Le centre rend hommage aux valeurs et aux sacrifices de la génération des soldats de la Seconde Guerre mondiale. Après avoir connu le cimetière et le centre, les visiteurs doivent avoir "une meilleure appréciation de ceux qui participent à la libération de la Normandie, le rôle de l''Amérique et de ses alliés dans la conduite de la plus grande invasion amphibie de l'histoire et de l'importance d'honorer nos morts."

Le centre veut inspirer les générations futures à explorer, comprendre et reproduire les valeurs pour lesquelles ils se sont battus vaillamment. Il traduit aussi un sentiment de souvenir et offre aux visiteurs l'occasion de réfléchir à  la Seconde Guerre mondiale et de réaliser à quel point elle  a considérablement affecté le cours de l'histoire du monde.

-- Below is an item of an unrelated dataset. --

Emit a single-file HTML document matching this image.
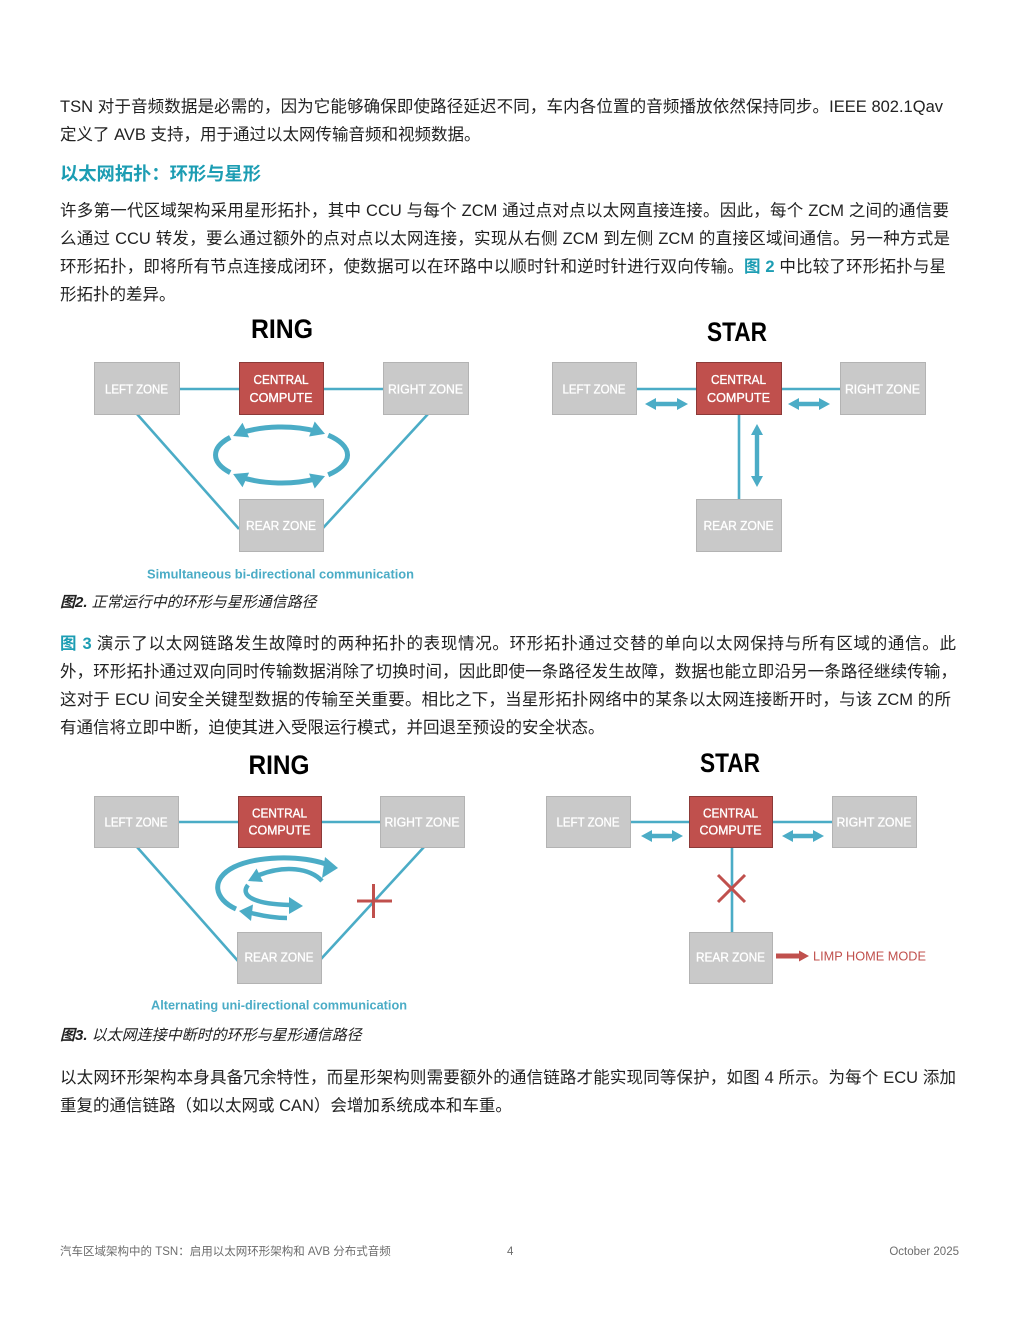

De nouveaux investissements
En 2019, les américains ont décidé d'investir 4 M d'€ dans le cimetière (et aussi 16 M  à la pointe du Hoc). Avant le 75° anniversaire, le visitor center doit être entièrement repensé et rénové : toute l'exposition actuelle va être changée  pour, désormais "raconter de histoires personnelles du débarquement jusqu"à la libération de Paris". D'autres travaux annexes seront réalisés jusqu'en 2020 (parkings, signalétique, toilettes, drainage...)







Le cimetière de Colleville est plus qu'un mythe !  
C'est le symbole du débarquement qui demeure le site incontournable et reste à vie  dans la mémoire du visiteur. Il le mérite.